### Do this
Go through the records and extract every line with the word "that".

### Provided records
-*-

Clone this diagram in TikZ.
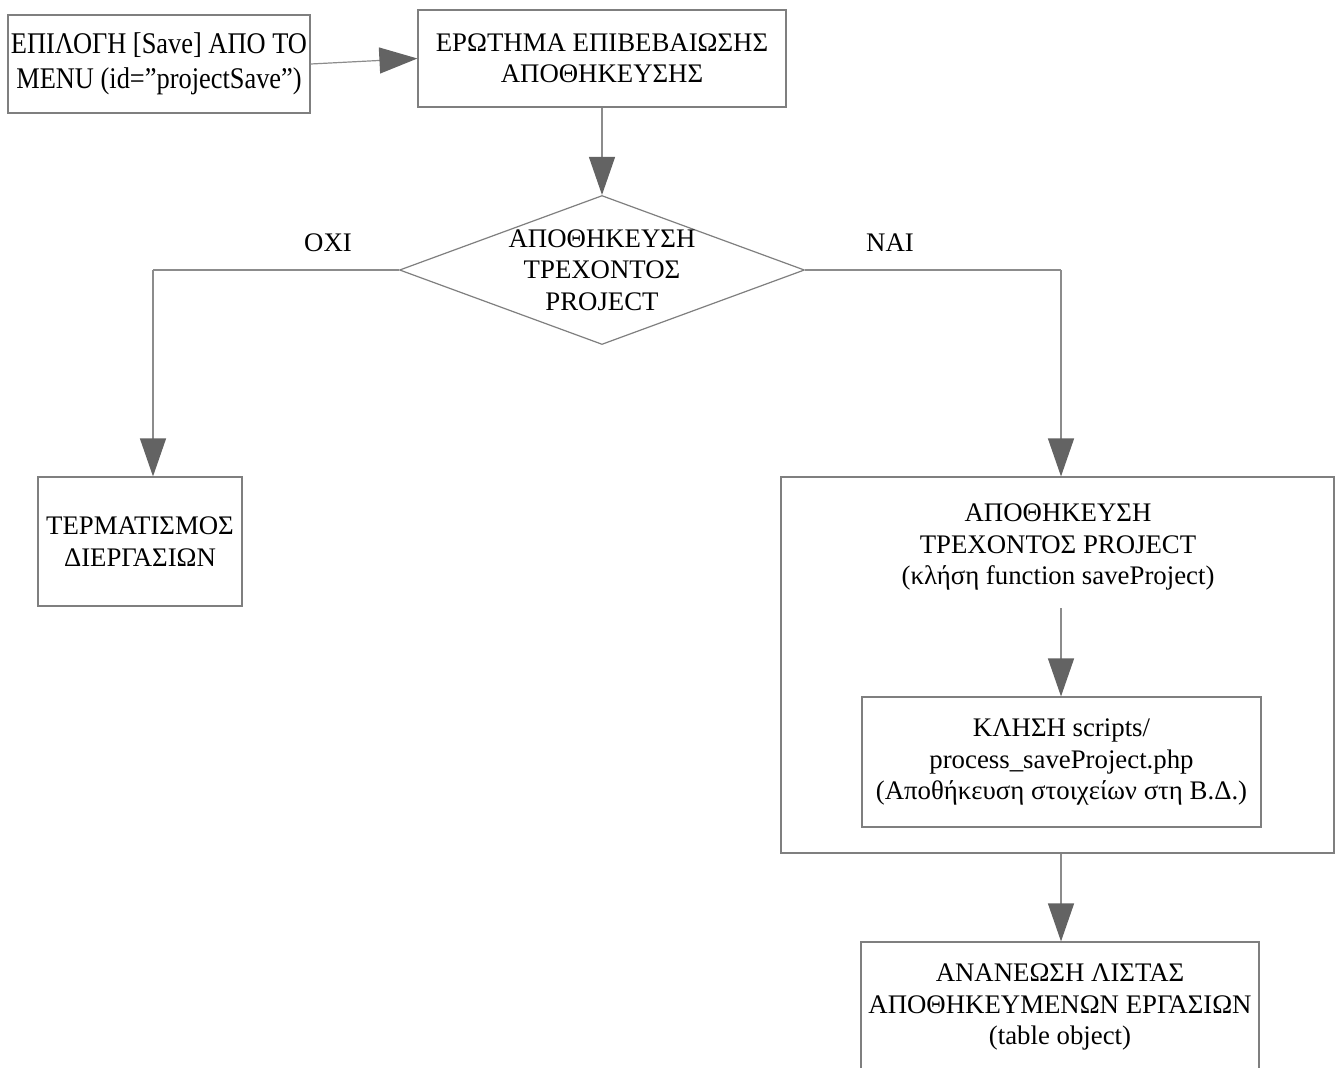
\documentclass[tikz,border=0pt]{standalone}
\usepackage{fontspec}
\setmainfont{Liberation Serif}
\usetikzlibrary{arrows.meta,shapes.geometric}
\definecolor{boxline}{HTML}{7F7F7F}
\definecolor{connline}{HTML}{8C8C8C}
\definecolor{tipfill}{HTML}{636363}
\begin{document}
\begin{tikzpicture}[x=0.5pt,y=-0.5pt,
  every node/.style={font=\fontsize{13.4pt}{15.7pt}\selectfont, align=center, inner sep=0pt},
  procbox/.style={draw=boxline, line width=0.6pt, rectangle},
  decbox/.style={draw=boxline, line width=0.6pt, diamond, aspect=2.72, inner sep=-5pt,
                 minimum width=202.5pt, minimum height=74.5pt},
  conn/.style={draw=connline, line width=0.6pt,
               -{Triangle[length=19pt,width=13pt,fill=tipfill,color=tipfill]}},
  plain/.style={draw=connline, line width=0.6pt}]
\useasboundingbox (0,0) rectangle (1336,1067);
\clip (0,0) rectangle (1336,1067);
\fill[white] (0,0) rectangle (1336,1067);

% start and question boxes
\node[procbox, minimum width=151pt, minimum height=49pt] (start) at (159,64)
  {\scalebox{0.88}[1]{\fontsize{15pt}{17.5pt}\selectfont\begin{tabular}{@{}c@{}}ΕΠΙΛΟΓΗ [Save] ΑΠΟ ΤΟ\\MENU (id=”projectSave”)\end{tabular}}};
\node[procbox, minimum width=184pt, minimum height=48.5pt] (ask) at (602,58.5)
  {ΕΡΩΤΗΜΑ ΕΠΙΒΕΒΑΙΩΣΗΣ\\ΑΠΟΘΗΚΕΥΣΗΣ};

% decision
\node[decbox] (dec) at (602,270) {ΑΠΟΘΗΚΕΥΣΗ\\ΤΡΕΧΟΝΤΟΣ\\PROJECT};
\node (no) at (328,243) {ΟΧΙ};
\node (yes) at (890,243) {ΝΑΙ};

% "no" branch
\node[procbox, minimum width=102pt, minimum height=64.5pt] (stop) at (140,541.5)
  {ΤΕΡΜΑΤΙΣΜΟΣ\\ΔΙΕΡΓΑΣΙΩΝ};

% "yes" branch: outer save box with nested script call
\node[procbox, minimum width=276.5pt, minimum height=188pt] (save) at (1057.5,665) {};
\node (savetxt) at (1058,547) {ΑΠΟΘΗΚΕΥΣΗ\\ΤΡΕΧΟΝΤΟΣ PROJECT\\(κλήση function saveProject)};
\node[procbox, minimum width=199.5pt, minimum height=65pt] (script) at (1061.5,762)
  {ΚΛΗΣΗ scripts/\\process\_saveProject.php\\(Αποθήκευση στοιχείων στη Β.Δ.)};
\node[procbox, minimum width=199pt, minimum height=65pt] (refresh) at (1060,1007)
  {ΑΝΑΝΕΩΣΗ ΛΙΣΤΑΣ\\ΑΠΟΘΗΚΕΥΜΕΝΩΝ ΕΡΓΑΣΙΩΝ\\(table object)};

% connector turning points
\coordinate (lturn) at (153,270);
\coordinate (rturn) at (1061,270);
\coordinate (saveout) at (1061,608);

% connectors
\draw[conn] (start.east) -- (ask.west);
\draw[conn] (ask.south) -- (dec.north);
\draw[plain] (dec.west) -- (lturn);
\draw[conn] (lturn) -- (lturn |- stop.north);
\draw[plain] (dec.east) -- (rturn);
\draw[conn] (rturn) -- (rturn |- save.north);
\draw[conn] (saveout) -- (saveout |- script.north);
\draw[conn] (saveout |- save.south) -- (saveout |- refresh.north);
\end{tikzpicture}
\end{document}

-*-

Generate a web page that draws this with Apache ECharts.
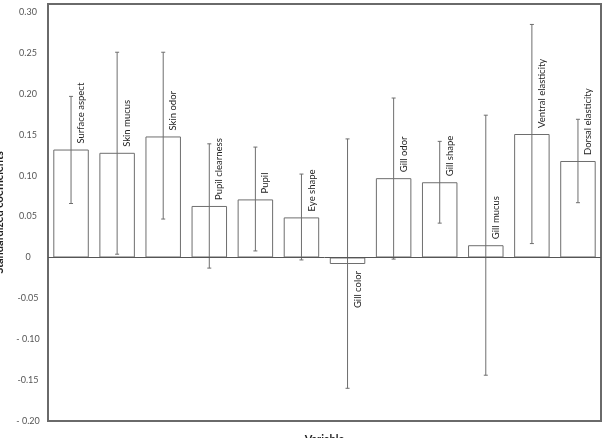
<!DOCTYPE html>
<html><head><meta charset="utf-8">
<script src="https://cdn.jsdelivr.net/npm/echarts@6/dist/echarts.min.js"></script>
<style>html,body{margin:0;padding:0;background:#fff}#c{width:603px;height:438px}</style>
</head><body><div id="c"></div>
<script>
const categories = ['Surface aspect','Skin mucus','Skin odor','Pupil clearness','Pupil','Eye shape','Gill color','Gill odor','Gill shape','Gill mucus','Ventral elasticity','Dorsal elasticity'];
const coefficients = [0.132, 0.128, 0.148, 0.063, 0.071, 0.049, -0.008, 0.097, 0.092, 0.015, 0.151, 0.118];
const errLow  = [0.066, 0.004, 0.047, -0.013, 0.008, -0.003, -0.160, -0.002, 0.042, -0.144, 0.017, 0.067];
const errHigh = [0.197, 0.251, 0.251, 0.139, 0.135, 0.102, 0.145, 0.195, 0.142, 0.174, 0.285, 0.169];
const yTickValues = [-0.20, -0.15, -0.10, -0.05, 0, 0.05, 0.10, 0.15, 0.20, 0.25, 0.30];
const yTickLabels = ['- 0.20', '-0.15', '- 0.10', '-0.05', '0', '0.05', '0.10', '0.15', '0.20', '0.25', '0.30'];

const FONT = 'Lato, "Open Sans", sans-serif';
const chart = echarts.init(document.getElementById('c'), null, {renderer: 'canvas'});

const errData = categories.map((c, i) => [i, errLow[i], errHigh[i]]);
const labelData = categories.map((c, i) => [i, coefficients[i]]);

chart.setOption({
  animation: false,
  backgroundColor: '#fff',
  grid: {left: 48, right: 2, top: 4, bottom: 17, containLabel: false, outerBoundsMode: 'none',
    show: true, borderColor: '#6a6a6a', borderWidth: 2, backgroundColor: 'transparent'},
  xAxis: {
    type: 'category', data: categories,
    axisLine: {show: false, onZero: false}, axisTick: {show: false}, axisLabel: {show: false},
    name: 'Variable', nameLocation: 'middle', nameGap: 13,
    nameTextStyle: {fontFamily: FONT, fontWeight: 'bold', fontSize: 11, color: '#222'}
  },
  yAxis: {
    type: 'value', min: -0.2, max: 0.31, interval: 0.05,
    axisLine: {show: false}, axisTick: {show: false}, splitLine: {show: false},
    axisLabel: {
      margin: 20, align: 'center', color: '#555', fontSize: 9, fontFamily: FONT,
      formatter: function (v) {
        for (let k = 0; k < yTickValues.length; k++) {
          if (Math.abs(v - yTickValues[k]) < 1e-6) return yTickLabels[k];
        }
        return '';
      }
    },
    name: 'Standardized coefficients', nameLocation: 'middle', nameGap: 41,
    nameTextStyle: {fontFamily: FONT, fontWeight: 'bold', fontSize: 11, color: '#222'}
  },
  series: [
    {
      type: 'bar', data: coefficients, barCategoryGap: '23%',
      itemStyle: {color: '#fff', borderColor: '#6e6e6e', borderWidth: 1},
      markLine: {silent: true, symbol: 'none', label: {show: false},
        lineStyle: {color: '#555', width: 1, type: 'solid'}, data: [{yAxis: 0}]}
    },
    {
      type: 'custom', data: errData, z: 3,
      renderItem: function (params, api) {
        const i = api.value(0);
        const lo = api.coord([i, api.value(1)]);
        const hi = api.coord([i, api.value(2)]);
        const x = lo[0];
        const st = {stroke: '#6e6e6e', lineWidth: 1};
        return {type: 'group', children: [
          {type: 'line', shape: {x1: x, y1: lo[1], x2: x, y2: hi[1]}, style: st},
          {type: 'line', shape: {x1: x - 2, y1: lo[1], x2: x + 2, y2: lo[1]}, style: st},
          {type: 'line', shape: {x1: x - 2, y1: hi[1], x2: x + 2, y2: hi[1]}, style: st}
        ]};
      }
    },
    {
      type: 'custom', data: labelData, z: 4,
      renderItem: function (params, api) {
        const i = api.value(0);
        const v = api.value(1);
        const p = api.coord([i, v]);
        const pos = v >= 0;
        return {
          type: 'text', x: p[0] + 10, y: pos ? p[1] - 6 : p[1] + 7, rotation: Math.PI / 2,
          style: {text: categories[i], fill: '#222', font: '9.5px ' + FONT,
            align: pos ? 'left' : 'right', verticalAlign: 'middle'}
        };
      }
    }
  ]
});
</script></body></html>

-*-

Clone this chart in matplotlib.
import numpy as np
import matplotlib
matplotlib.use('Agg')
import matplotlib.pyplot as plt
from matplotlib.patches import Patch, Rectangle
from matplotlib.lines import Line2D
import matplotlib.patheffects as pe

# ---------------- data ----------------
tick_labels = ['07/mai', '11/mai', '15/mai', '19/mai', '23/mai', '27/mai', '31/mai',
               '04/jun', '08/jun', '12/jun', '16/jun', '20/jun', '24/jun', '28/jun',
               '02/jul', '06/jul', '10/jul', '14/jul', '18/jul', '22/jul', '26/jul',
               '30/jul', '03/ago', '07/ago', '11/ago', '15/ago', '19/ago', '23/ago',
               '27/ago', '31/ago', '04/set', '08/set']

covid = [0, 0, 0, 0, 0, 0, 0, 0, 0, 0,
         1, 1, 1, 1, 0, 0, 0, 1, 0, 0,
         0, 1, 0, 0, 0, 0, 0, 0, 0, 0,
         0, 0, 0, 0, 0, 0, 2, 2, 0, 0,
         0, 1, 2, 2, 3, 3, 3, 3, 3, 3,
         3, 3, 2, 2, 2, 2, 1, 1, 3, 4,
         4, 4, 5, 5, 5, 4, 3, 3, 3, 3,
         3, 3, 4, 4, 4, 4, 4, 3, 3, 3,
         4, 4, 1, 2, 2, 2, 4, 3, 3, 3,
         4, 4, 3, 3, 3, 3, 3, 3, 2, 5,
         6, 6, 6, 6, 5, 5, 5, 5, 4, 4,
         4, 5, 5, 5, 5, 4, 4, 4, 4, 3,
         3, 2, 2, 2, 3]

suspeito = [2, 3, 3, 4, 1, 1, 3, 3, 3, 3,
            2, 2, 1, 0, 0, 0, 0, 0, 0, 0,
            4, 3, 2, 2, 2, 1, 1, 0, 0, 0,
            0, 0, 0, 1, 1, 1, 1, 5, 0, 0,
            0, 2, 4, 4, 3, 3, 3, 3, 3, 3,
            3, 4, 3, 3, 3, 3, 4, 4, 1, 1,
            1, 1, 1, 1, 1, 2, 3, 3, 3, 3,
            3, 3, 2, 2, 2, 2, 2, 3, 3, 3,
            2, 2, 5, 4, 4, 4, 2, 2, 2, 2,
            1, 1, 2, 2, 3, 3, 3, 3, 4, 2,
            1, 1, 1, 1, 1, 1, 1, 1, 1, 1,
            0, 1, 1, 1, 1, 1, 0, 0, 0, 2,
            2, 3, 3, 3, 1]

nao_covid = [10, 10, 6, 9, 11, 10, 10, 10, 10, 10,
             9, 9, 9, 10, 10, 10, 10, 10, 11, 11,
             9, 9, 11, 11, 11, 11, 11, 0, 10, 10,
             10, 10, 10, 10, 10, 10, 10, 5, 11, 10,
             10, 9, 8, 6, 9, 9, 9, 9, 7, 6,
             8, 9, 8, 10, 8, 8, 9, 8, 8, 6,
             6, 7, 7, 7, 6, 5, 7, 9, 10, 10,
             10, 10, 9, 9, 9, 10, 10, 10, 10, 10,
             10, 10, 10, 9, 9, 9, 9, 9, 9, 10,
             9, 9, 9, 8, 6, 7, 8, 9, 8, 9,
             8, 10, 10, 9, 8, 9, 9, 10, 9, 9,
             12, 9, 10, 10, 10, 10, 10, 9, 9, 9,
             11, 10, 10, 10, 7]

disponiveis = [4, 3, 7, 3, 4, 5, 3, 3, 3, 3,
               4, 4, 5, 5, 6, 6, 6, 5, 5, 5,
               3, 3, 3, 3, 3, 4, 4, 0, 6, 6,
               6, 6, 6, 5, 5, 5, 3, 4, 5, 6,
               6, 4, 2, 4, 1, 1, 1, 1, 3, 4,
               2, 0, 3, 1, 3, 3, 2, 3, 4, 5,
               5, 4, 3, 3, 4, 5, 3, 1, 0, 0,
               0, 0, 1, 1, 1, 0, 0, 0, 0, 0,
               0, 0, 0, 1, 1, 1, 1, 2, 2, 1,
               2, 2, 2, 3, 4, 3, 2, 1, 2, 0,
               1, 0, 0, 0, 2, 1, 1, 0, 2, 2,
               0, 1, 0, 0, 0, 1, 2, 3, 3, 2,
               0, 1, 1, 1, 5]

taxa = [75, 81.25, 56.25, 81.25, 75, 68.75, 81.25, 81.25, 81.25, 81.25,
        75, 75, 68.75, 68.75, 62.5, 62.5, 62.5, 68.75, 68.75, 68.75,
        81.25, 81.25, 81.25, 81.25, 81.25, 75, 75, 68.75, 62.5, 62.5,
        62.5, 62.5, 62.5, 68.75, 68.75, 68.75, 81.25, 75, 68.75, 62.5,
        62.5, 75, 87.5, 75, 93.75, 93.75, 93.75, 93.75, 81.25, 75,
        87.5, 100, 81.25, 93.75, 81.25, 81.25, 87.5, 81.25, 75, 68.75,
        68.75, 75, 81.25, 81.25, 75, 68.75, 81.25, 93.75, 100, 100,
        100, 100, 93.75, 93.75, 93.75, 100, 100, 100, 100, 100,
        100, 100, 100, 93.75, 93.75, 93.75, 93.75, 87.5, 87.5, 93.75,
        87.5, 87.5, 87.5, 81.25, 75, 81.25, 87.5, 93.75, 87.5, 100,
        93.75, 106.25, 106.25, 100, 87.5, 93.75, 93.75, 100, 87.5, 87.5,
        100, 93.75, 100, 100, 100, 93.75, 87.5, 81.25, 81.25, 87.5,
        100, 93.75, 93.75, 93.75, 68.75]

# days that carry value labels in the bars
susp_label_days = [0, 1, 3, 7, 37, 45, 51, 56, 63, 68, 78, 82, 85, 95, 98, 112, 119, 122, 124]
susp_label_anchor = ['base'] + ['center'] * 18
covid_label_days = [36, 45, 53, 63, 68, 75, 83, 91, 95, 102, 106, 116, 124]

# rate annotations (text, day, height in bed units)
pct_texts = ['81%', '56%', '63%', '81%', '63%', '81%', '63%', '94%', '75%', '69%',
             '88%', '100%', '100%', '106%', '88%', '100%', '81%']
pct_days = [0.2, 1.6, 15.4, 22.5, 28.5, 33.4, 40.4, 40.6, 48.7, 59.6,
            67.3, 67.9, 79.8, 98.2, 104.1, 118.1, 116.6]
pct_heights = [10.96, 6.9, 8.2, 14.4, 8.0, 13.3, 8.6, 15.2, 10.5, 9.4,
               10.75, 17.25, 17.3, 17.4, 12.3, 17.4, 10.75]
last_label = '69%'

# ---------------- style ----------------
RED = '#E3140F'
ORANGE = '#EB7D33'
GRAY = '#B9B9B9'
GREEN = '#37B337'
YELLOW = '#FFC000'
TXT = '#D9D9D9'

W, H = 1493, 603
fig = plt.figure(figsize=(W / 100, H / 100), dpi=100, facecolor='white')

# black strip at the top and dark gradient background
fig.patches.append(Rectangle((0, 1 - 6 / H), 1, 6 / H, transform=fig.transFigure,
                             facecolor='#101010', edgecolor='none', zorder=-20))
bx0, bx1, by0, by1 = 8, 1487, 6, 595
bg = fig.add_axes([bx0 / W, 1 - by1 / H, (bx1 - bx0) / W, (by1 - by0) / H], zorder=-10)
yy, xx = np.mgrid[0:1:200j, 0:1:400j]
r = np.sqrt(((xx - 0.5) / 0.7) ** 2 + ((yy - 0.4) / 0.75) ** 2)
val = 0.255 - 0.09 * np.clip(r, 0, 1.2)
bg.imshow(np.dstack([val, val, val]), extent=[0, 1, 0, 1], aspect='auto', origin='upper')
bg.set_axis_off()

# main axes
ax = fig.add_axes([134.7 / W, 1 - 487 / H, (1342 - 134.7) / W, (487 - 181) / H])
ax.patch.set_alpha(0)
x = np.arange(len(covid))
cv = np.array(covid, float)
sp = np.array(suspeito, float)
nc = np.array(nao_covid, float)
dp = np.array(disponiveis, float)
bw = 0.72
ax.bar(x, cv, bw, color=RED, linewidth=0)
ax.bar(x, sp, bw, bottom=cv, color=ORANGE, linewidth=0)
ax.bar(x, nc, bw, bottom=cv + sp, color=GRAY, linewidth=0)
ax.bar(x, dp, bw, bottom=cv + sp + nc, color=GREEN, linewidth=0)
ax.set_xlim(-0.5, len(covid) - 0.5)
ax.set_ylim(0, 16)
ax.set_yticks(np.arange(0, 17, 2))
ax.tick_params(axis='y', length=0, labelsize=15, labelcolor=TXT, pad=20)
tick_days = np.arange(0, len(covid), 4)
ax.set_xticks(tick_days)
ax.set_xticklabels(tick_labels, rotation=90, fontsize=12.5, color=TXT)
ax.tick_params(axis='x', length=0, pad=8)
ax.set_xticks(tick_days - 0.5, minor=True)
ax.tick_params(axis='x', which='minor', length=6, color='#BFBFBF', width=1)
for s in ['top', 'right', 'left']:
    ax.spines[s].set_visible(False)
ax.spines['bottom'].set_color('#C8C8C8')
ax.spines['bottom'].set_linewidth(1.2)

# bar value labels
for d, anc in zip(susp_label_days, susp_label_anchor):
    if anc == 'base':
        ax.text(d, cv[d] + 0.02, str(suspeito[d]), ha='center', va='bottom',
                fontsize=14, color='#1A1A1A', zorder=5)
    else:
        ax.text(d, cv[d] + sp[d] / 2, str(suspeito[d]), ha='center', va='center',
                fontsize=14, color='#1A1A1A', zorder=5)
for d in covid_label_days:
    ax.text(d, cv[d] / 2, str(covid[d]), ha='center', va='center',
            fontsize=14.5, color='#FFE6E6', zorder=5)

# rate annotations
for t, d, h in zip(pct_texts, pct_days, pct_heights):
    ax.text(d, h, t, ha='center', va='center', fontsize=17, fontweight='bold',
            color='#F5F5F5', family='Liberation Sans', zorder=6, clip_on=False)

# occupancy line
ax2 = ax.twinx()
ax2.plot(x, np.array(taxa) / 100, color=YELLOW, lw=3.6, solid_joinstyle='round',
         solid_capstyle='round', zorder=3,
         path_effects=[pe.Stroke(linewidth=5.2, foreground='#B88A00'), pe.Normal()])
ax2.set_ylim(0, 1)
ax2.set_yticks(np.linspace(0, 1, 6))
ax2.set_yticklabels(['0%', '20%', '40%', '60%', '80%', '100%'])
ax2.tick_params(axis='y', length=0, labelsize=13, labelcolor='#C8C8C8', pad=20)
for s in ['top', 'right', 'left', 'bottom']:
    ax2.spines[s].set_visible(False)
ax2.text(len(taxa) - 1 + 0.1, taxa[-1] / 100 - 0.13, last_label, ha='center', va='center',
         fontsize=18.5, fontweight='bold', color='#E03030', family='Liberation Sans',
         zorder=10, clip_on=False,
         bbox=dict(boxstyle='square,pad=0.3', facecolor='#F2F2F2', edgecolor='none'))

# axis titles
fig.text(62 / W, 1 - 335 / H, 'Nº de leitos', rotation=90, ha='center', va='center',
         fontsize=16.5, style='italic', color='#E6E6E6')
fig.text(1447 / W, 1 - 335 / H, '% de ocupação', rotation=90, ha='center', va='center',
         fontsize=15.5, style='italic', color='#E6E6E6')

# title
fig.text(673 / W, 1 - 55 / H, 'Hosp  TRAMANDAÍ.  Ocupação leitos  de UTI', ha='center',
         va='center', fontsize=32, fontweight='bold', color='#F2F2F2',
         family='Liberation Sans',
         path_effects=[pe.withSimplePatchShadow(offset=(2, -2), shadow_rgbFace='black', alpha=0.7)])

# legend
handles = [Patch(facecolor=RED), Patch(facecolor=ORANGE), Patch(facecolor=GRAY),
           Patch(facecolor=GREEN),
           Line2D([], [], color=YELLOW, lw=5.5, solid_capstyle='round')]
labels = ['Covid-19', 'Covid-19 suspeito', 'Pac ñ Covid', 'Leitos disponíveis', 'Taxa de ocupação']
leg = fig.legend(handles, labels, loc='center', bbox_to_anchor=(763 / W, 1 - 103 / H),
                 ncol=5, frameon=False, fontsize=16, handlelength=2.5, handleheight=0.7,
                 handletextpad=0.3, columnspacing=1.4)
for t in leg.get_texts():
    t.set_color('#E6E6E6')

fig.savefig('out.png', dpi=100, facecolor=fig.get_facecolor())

-*-

### Reply
Generate a web page that draws this with Apache ECharts.
# days that carry value labels in the bars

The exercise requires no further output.